La révolution de France se situe dans cette perspective philanthropique et cosmopolitique. La France n'a pas eu de souverain éclairé, comme la plupart des pays d'Europe. Faible et irrésolu, le jeune Louis XVI ne manquait pas de bonne volonté, mais de volonté. Il n'eut pas la fermeté suffisante pour soutenir son ministre Turgot qui, s'il avait pu aller jusqu'au bout de ses projets, aurait pu assurer à la France l'économie de la Révolution. La chute de Turgot, l'aggravation d'une crise financière dont la solution aurait exigé autant de hardiesse que d'imagination, jettent le pays dans l'aventure d'un changement radical de l'ordre établi. En prenant l'initiative d'introduire eux-mêmes les lumières dans l'administration de leurs États, les souverains éclairés se réservaient la possibilité de contrôler le changement. En France, le roi n'a pas voulu réaliser les réformes ; la révolution se fera sans lui, contre lui. D'où le caractère totalitaire de la mutation. Pour la première fois, la raison prend le pouvoir dans une des plus puissantes nations d'Europe, sans se heurter à une résistance sérieuse.

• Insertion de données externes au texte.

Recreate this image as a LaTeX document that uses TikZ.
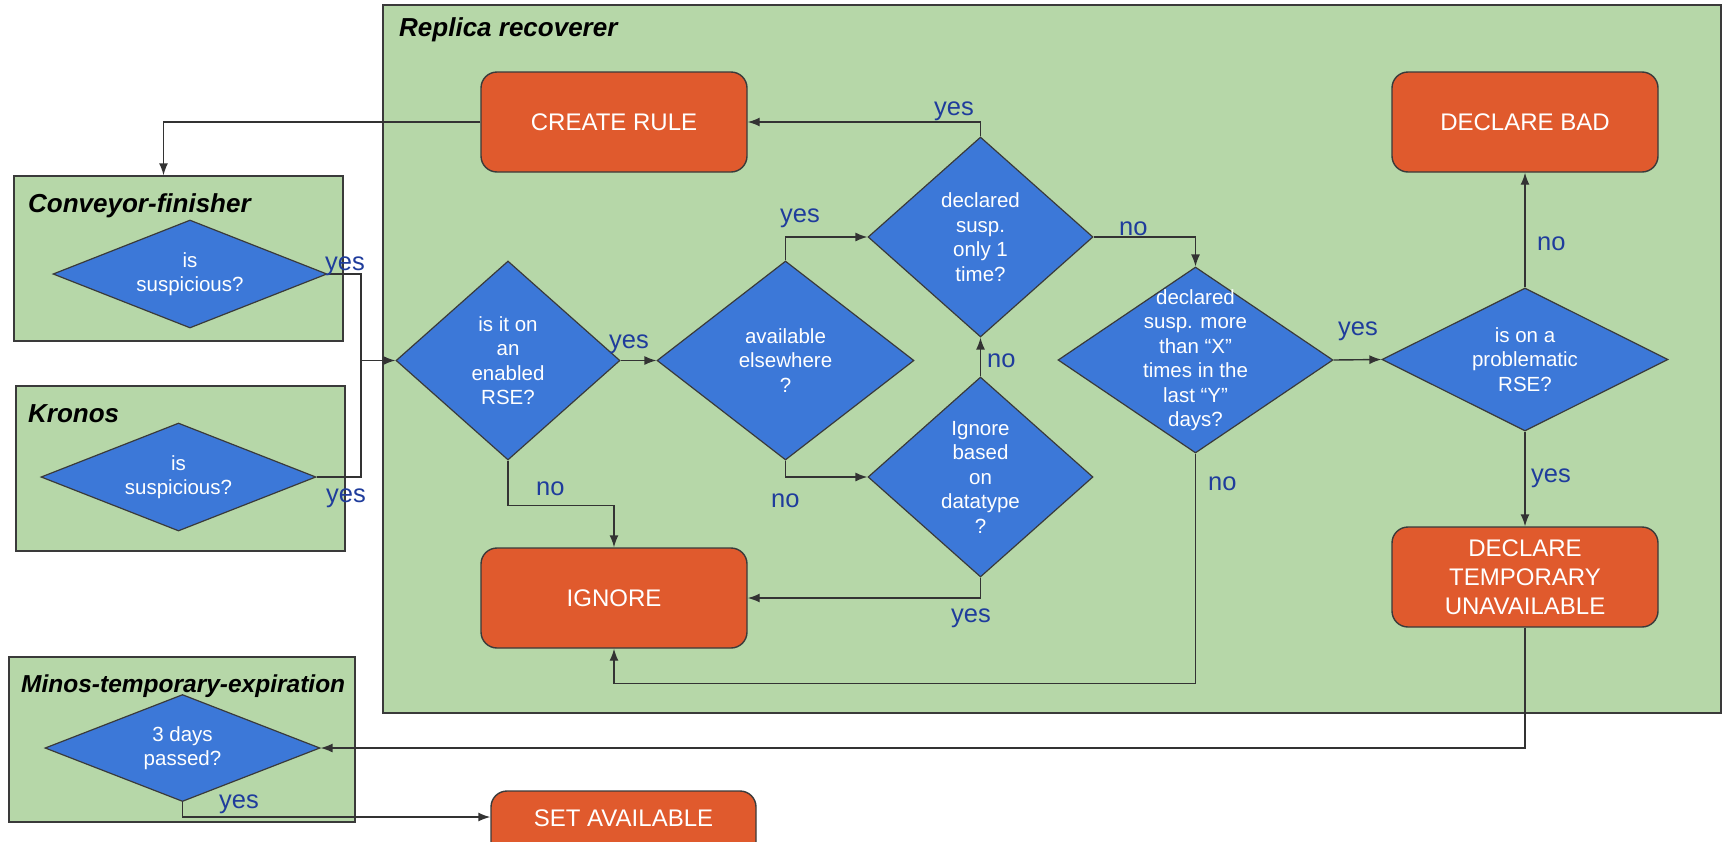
\documentclass[tikz,border=0pt]{standalone}
\usepackage{fontspec}
\setmainfont{Liberation Sans}
\usetikzlibrary{shapes.geometric,arrows.meta}
\definecolor{grn}{HTML}{B6D7A8}
\definecolor{blu}{HTML}{3C78D8}
\definecolor{org}{HTML}{E05A2D}
\definecolor{bordc}{HTML}{3A3A3A}
\definecolor{linec}{HTML}{333333}
\definecolor{labc}{HTML}{1F3C9C}
\begin{document}
\begin{tikzpicture}[x=1pt,y=-1pt,
 grp/.style={draw=bordc, fill=grn, line width=1.4pt, inner sep=0pt},
 act/.style={draw=bordc, fill=org, line width=1.4pt, rounded corners=16pt, text=white,
   font=\fontsize{24}{29}\selectfont, align=center, inner sep=0pt,
   minimum width=266pt, minimum height=100pt},
 dia/.style={diamond, draw=bordc, fill=blu, line width=1.2pt, inner sep=0pt},
 dtext/.style={text=white, font=\fontsize{20.5}{24.5}\selectfont, align=center, inner sep=0pt},
 lab/.style={text=labc, font=\fontsize{25.5}{30}\selectfont, inner sep=0pt, anchor=base west},
 ttl/.style={font=\fontsize{26}{30}\selectfont\bfseries\itshape, inner sep=0pt, anchor=base west},
 conn/.style={draw=linec, line width=1.4pt},
 arr/.style={conn, -{Latex[length=12pt,width=9pt]}},
]
\useasboundingbox[fill=white] (0,0) rectangle (1723,841);

% groups
\node[grp, minimum width=1338pt, minimum height=708pt] (rep) at (1052,359) {};
\node[grp, minimum width=329pt, minimum height=165pt] (conv) at (178.5,258.5) {};
\node[grp, minimum width=329pt, minimum height=165pt] (kron) at (180.5,468.5) {};
\node[grp, minimum width=346pt, minimum height=165pt] (minos) at (182,739.5) {};

\node[ttl] (rep-t) at (399,36) {Replica recoverer};
\node[ttl] (conv-t) at (28,212) {Conveyor-finisher};
\node[ttl] (kron-t) at (28,422) {Kronos};
\node[ttl, font=\fontsize{24.5}{30}\selectfont\bfseries\itshape] (minos-t) at (21,692) {Minos-temporary-expiration};

% action boxes
\node[act] (create) at (614,122) {CREATE RULE};
\node[act] (ignore) at (614,598) {IGNORE};
\node[act] (bad) at (1525,122) {DECLARE BAD};
\node[act] (temp) at (1525,577) {DECLARE\\TEMPORARY\\UNAVAILABLE};
\node[act, minimum width=265pt, minimum height=70pt, text depth=16pt] (setav) at (623.5,826) {SET AVAILABLE};

% decisions
\node[dia, minimum width=274pt, minimum height=108pt] (convd) at (190,274) {};
\node[dtext] (convd-t) at (convd) {is\\suspicious?};
\node[dia, minimum width=275pt, minimum height=108pt] (krond) at (178.5,477) {};
\node[dtext] (krond-t) at (krond) {is\\suspicious?};
\node[dia, minimum width=275pt, minimum height=107pt] (minosd) at (182.5,748) {};
\node[dtext] (minosd-t) at (minosd) {3 days\\passed?};

\node[dia, minimum width=224pt, minimum height=199pt] (rse) at (508,360.5) {};
\node[dtext] (rse-t) at (rse) {is it on\\an\\enabled\\RSE?};
\node[dia, minimum width=257pt, minimum height=199pt] (avail) at (785.5,360.5) {};
\node[dtext] (avail-t) at (avail) {available\\elsewhere\\?};
\node[dia, minimum width=225pt, minimum height=200pt] (only1) at (980.5,237) {};
\node[dtext] (only1-t) at (only1) {declared\\susp.\\only 1\\time?};
\node[dia, minimum width=225pt, minimum height=200pt] (igdt) at (980.5,477) {};
\node[dtext] (igdt-t) at (igdt) {Ignore\\based\\on\\datatype\\?};
\node[dia, minimum width=275pt, minimum height=186pt] (more) at (1195.5,360) {};
\node[dtext] (more-t) at (more) {declared\\susp. more\\than “X”\\times in the\\last “Y”\\days?};
\node[dia, minimum width=286pt, minimum height=143pt] (prob) at (1525,359.5) {};
\node[dtext] (prob-t) at (prob) {is on a\\problematic\\RSE?};

% connectors
\coordinate (mj) at (361,360.5);
\draw[arr] (create.west) -| ([xshift=-15pt]conv.north);
\draw[conn] (convd.east) -| (mj);
\draw[conn] (krond.east) -| (mj);
\draw[arr] (mj) -- (rse.west);
\draw[arr] (rse.east) -- (avail.west);
\draw[arr] (rse.south) -- ++(0,45) -| (ignore.north);
\draw[arr] (avail.north) |- (only1.west);
\draw[arr] (avail.south) |- (igdt.west);
\draw[arr] (igdt.north) -- (only1.south);
\draw[arr] (only1.north) |- (create.east);
\draw[arr] (only1.east) -| (more.north);
\draw[arr] (more.east) -- (prob.west);
\draw[arr] (more.south) -- ++(0,230) -| (ignore.south);
\draw[arr] (igdt.south) |- (ignore.east);
\draw[arr] (prob.north) -- (bad.south);
\draw[arr] (prob.south) -- (temp.north);
\draw[arr] (temp.south) |- (minosd.east);
\draw[arr] (minosd.south) |- ([yshift=9pt]setav.west);

% labels
\node[lab] (l1) at (325,270) {yes};
\node[lab] (l2) at (326,502) {yes};
\node[lab] (l3) at (609,348) {yes};
\node[lab] (l4) at (536,495) {no};
\node[lab] (l5) at (780,222) {yes};
\node[lab] (l6) at (771,507) {no};
\node[lab] (l7) at (987,367) {no};
\node[lab] (l8) at (934,115) {yes};
\node[lab] (l9) at (1119,235) {no};
\node[lab] (l10) at (1338,335) {yes};
\node[lab] (l11) at (1208,490) {no};
\node[lab] (l12) at (951,622) {yes};
\node[lab] (l13) at (1537,250) {no};
\node[lab] (l14) at (1531,482) {yes};
\node[lab] (l15) at (219,808) {yes};
\end{tikzpicture}
\end{document}
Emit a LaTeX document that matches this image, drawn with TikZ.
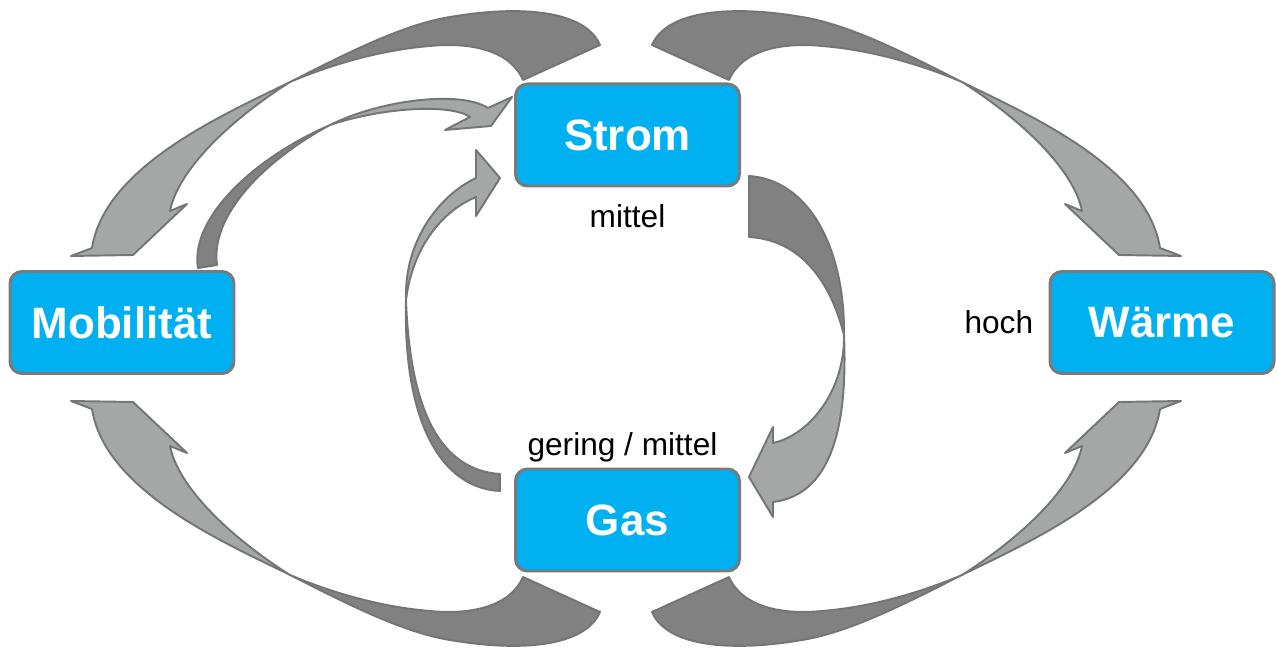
\documentclass[tikz,border=0pt]{standalone}
\usepackage{fontspec}
\setmainfont{Liberation Sans}
\usetikzlibrary{positioning}
\definecolor{boxblue}{HTML}{00B0F0}
\definecolor{boxrim}{HTML}{7A7A7A}
\definecolor{backgray}{HTML}{808180}
\definecolor{frontgray}{HTML}{A5A7A6}
\definecolor{rimgray}{HTML}{747575}

% large twisted arrow (Strom -> Mobilitaet), reused mirrored for the other corners
\newcommand{\swoosh}{%
  \path[back] (600,45) .. controls (585,10) and (520,5) .. (450,17)
    .. controls (400,25) and (340,57) .. (290,82)
    .. controls (330,65) and (380,50) .. (430,46)
    .. controls (470,42) and (510,50) .. (523,80) -- cycle;
  \path[front] (290,82) .. controls (228,113) and (105,165) .. (92,248)
    -- (71,256) -- (133,255) -- (187,204) -- (170,211)
    .. controls (178,170) and (230,120) .. (290,82) -- cycle;
}

\begin{document}
\begin{tikzpicture}[
    x=0.2mm, y=-0.2mm,
    sector/.style={draw=boxrim, line width=1.7pt, rounded corners=2.4mm, fill=boxblue,
      minimum width=44.8mm, minimum height=20.4mm, inner sep=0pt, text=white,
      font=\bfseries\fontsize{25}{30}\selectfont},
    note/.style={inner sep=0pt, font=\fontsize{18}{22}\selectfont},
    back/.style={fill=backgray, draw=rimgray, line width=1.1pt, line join=round},
    front/.style={fill=frontgray, draw=rimgray, line width=1.1pt, line join=round}
  ]
    \useasboundingbox (0,0) rectangle (1277,648);

    % outer arrows
    \swoosh
    \begin{scope}[shift={(1252,0)}, xscale=-1]
      \swoosh
    \end{scope}
    \begin{scope}[shift={(0,657)}, yscale=-1]
      \swoosh
    \end{scope}
    \begin{scope}[shift={(1252,657)}, xscale=-1, yscale=-1]
      \swoosh
    \end{scope}

    % Mobilitaet -> Strom
    \path[back] (198,268) .. controls (190,220) and (250,160) .. (330,125)
      .. controls (265,160) and (210,215) .. (217,265) -- cycle;
    \path[front] (330,125) .. controls (380,100) and (460,90) .. (488,108)
      -- (512,97) -- (491,126) -- (445,130) -- (470,117)
      .. controls (450,103) and (380,108) .. (330,125) -- cycle;

    % Gas -> Strom
    \path[back] (500,491) .. controls (440,488) and (403,420) .. (406,300)
      .. controls (410,410) and (440,470) .. (500,474) -- cycle;
    \path[front] (406,300) .. controls (404,240) and (440,195) .. (476,178)
      -- (476,150) -- (500,178) -- (476,216) -- (476,197)
      .. controls (440,212) and (412,250) .. (406,300) -- cycle;

    % Strom -> Gas
    \path[back] (749,176) .. controls (810,180) and (845,250) .. (844,335)
      .. controls (830,280) and (800,240) .. (749,237) -- cycle;
    \path[front] (844,335) .. controls (848,430) and (830,495) .. (773,502)
      -- (773,517) -- (749,477) -- (773,427) -- (773,443)
      .. controls (810,435) and (845,390) .. (844,335) -- cycle;

    % sectors
    \node[sector] (strom) at (627.5,135) {Strom};
    \node[sector] (gas) at (627.5,520) {Gas};
    \node[sector] (mobil) at (122,322.5) {Mobilität};
    \node[sector] (waerme) at (1162,322.5) {Wärme};

    \node[note, below=3.4mm of strom] (strommark) {mittel};
    \node[note, above=1mm of gas, xshift=-1mm] (gasmark) {gering / mittel};
    \node[note, left=3mm of waerme] (waermemark) {hoch};
  \end{tikzpicture}
\end{document}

Sous le regard admiratif de l'intelligentsia européenne, les événements de 1789 déploient une expérimentation concrète à l'échelle d'un peuple de vingt-cinq millions d'habitants. L'espace mental des lumières, ordonnancement intellectuel abstrait, s'incarne en un espace vital. Le droit naturel descend du ciel des idées sur la terre des hommes ; chaque Français, sous le règne de l'égalité, s'offre aux yeux de l'univers comme la figure de l'homme et du citoyen, substituable à chacun de ses semblables, dans l'ordre clair d'une vie sociale axiomatisée par la constitution, qui assure à tout individu la garantie de ses droits fondamentaux... De la réussite de l'entreprise dépend le jugement final sur la grande espérance des lumières. La Révolution sera l'accomplissement des temps, le passage à la limite dans la conquête de la vérité et son instauration définitive parmi les hommes ; ou bien elle sanctionnera l'échec de l'espérance : une nouvelle période de l'histoire devra prendre acte de cette faillite, et recourir à des principes différents de ceux en lesquels les hommes du XVIIIe siècle avaient découvert le sens de l'avenir. Dans les deux cas, 1789 doit être une fin et un commencement, un seuil une fois franchi, et qui n'autorise pas de retour en arrière. Dès les premiers débats des assemblées révolutionnaires, l'apparition de la formule « ancien régime », pour désigner le système politique et social de la France d'hier, implique l'avènement d'un régime nouveau sans commune mesure avec l'ordre aboli. Rien désormais ne sera plus comme avant, ni personne.

[59]

L'abolition des privilèges, la suppression des institutions qui formaient la structure archaïque et complexe de l'ancien régime, permet aux législateurs de repartir à zéro, pour substituer au désordre né des hasards de l'histoire un ordre conforme aux normes de l'intellect. L'expérience fera autorité pour l'Europe entière ; triomphante ou ratée, la révolution de France sera un modèle dont les diverses nations auront à tirer, chacune pour sa part, les conséquences. Or il apparaît, dès 1791, que la Révolution ne tient pas ce qu'elle promettait. Elle ne parvient pas à instituer un ordre rationnel, fondé en justice et en vérité, où les droits de chacun seraient intégralement respectés. La simplicité radicale des revendications engendre, à l'usage, des complications imprévisibles, des révolutions dans la révolution. Les hommes de bonne volonté qui voulaient faire de cette volonté bonne la loi des rapports humains découvrent les contradictions irréductibles de l'existence engagée parmi les remous obscurs de l'histoire. Sous le choc de l'événement, les convictions se défont et se refont ; les acteurs, les témoins passent du pour au contre ou du contre au pour, brûlant ce qu'ils avaient adoré, et plutôt deux fois qu'une. La réalité semble se dérober aux prises de l'intellect ; les révolutionnaires au cœur pur découvrent un peu partout l'opiniâtre résistance du Mal, qui exaspère leur fanatisme du Bien.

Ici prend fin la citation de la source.